BAGHDAD (AP) -- Iraqi forces and Sunni militants battled fiercely for control of the nation's largest oil refinery on Wednesday as Prime Minister Nouri al-Maliki went on a diplomatic offensive, reaching out in a televised address to try to regain support from the nation's disaffected Sunnis and Kurds.
Meanwhile, the government asserted that it had retaken partial control of a strategic city near the border with Syria.
Al-Maliki's conciliatory words, coupled with a vow to teach the militants a "lesson," came as almost all Iraq's main communities have been drawn into a spasm of violence not seen since the dark days of sectarian killings nearly a decade ago.
The U.S. has been pressing al-Maliki to adopt political inclusion and undermine the insurgency by making overtures to Iraq's once-dominant Sunni minority, which has long complained of discrimination by his government and abuses by his Shiite-led security forces.
In Washington, President Barack Obama briefed leaders of Congress on options for quelling the al-Qaida-inspired insurgency, though White House officials said the president had made no decisions about how to respond to the crumbling security situation in Iraq. While Obama has not fully ruled out the possibility of launching airstrikes, such action is not imminent, officials said, in part because intelligence agencies have been unable to identify clear targets on the ground.
Al-Maliki, a Shiite, has rejected charges of bias against Iraq's Sunnis and Kurds and has in recent days been stressing that the threat posed by the militant Islamic State of Iraq and the Levant, or ISIL, will affect all Iraqis regardless of their ethnic or religious affiliations. He also rejects any suggestion that the Islamic State and other extremist groups enjoy support by disaffected Sunnis fed up with his perceived discrimination.
In a move apparently designed to satisfy Obama's demand for national reconciliation, al-Maliki expressed optimism in a televised address Wednesday over what he called the rise by all of Iraq's political groups to the challenge of defending the nation against the militant threat.
The crisis has led Iraqis to rediscover "national unity," he said.
"I tell all the brothers there have been negative practices by members of the military, civilians and militiamen, but that is not what we should be discussing," al-Maliki said. "Our effort should not be focused here and leave the larger objective of defeating ISIL."
Late Tuesday, the prime minister appeared on television with Sunni and Kurdish leaders. They issued a joint statement about the need to close ranks and stick to "national priorities" in the face of the threat posed by the militants.

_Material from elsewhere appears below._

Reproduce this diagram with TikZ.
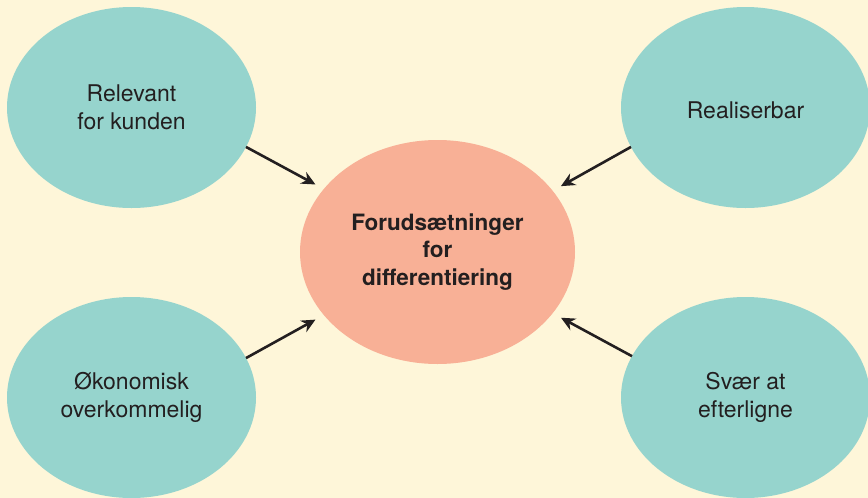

Still, al-Maliki's outreach remain largely rhetoric, with no concrete action to bridge differences with Sunnis and Kurds, who have been at loggerheads with the prime minister over their right to independently export oil and over territorial claims.
Al-Maliki's upbeat assessment came as the military said government forces had repelled repeated attacks by the militants on the country's largest oil refinery and retaken parts of the strategic city of Tal Afar, near the Syrian border.
The chief military spokesman, Lt. Gen. Qassim al-Moussawi, said Iraqi army troops had defended the refinery at Beiji, some 250 kilometers (155 miles) north of Baghdad, and 40 attackers were killed in fighting there overnight and early Wednesday.
An employee at the oil refinery reached by The Associated Press late Wednesday also said the facility remained in government hands, though one of its fuel tanks was on fire after it was apparently hit by a mortar shell fired by the militants. He spoke on condition of anonymity in exchange for discussing the situation there.
The Beiji refinery accounts for a little more than a quarter of the country's entire refining capacity -- all of which goes toward domestic consumption for things like gasoline, cooking oil and fuel for power stations. Any lengthy outage at Beiji risks long lines at the gas pump and electricity shortages, adding to the chaos already facing Iraq.
Video footage posted online showed smoke billowing in the background from an area near the refinery. Another clip uploaded by the Islamic State militants showed heavily armed fighters arriving in the town, waving black flags out of cars. The videos appear genuine and correspond to AP's reporting of the events depicted.
There was no independent confirmation of the military's claims about the Beiji refinery or that its forces had retaken neighborhoods in Tal Afar, which Sunni fighters captured Monday. Both are in territories held by insurgents that journalists have not been able to access. Tal Afar's proximity to the Syrian border strengthens the Islamic State's plan to carve out an Islamic caliphate, or state, stretching across parts of the two countries.